- Data excerpt -
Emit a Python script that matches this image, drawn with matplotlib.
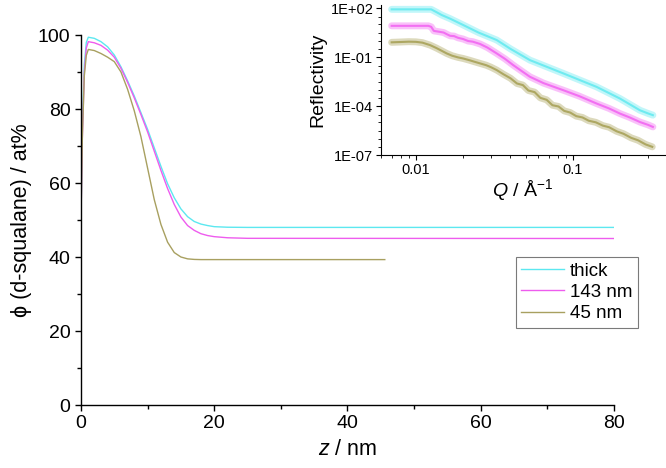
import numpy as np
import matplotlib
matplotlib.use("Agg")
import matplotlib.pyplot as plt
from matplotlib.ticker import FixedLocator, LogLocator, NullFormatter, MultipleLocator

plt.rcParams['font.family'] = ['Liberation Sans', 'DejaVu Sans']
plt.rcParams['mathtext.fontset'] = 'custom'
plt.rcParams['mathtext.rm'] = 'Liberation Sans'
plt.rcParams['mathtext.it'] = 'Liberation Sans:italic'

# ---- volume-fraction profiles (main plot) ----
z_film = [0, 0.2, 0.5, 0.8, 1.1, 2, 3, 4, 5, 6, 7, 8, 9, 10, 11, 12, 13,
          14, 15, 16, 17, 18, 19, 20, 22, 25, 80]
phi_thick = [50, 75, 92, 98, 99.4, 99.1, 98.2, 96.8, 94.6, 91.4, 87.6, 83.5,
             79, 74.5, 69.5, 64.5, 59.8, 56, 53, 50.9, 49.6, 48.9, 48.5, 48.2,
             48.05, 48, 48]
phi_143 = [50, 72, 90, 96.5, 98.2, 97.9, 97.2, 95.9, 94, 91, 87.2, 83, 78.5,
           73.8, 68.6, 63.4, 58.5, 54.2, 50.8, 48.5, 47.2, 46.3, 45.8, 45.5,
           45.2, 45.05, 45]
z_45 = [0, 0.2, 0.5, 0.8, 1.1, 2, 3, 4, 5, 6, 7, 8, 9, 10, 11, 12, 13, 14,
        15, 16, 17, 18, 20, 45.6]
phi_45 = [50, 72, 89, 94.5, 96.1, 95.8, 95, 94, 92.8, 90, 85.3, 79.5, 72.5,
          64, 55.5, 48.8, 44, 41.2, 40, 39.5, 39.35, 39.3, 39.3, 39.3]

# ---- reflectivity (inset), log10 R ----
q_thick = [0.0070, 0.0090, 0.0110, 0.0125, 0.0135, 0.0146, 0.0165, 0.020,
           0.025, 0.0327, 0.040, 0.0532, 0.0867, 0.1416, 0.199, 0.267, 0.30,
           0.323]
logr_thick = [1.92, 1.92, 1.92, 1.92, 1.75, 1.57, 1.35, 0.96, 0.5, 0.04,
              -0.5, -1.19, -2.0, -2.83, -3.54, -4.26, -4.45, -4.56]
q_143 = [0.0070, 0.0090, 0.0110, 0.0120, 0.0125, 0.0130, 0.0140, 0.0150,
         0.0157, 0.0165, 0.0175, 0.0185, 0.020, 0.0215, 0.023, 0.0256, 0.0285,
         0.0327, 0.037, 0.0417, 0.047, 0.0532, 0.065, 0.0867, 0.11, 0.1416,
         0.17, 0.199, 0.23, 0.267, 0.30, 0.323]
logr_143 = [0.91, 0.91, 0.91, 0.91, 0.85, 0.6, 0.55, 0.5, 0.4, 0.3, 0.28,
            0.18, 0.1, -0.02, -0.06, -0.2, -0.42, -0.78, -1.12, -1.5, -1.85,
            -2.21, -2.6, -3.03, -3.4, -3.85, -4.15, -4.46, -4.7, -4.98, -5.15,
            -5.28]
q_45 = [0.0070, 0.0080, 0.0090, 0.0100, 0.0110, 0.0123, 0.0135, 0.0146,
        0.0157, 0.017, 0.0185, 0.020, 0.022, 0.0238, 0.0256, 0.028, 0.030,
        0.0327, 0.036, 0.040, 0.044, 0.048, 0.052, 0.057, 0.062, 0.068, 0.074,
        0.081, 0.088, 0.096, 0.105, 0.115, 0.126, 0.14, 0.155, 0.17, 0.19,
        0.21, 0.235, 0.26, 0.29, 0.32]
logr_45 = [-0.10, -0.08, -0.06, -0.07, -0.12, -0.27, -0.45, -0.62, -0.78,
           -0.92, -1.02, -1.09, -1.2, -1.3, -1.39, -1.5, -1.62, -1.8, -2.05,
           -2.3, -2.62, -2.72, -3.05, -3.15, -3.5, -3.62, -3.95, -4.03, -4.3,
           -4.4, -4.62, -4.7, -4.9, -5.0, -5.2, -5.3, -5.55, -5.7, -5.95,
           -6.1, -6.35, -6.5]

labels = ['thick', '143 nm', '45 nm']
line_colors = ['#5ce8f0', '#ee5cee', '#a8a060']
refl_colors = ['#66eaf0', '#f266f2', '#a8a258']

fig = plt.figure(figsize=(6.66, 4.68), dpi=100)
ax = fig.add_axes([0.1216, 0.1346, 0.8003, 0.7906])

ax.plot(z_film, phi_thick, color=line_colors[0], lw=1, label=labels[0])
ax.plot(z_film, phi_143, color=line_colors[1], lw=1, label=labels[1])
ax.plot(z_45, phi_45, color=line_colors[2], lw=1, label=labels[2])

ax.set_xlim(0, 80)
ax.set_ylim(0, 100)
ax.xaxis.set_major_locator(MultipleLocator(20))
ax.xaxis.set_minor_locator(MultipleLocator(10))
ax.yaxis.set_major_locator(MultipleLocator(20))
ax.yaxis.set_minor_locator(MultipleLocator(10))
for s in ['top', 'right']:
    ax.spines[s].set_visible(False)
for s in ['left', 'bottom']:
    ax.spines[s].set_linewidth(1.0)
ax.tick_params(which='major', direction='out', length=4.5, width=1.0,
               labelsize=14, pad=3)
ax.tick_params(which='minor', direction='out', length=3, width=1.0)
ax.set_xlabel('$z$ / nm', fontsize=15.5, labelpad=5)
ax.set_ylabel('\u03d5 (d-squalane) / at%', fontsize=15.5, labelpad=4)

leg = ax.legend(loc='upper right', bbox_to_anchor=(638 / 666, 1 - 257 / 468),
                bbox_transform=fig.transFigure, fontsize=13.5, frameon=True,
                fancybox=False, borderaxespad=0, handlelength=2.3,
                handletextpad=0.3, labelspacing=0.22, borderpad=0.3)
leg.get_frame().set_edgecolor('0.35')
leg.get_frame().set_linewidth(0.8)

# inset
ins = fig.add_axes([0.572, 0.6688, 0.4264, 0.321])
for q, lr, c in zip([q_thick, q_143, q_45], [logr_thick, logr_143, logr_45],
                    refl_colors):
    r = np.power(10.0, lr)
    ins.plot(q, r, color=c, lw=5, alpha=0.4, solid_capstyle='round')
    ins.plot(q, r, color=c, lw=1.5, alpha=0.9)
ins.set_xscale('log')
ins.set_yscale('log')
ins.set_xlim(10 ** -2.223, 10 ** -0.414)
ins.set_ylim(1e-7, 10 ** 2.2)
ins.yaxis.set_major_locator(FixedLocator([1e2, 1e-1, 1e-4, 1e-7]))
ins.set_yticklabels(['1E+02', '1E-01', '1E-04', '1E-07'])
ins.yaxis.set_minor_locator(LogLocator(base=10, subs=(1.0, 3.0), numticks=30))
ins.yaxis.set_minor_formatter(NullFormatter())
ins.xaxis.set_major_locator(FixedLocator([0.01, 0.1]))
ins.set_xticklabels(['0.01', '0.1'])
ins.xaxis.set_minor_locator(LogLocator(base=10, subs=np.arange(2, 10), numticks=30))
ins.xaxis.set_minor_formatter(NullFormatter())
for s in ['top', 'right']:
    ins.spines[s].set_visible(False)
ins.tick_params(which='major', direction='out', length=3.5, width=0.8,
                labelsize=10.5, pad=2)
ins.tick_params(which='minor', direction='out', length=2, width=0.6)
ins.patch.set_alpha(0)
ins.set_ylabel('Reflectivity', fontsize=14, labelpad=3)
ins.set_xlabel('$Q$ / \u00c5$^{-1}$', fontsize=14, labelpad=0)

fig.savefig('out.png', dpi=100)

- What the task requires -
Transcribe exactly, with no pictures, the lines running from the first line of the material through the line holding "plt.rcParams['mathtext.it'] = 'Liberation".

- Finished exercise -
Emit a Python script that matches this image, drawn with matplotlib.
import numpy as np
import matplotlib
matplotlib.use("Agg")
import matplotlib.pyplot as plt
from matplotlib.ticker import FixedLocator, LogLocator, NullFormatter, MultipleLocator

plt.rcParams['font.family'] = ['Liberation Sans', 'DejaVu Sans']
plt.rcParams['mathtext.fontset'] = 'custom'
plt.rcParams['mathtext.rm'] = 'Liberation Sans'
plt.rcParams['mathtext.it'] = 'Liberation Sans:italic'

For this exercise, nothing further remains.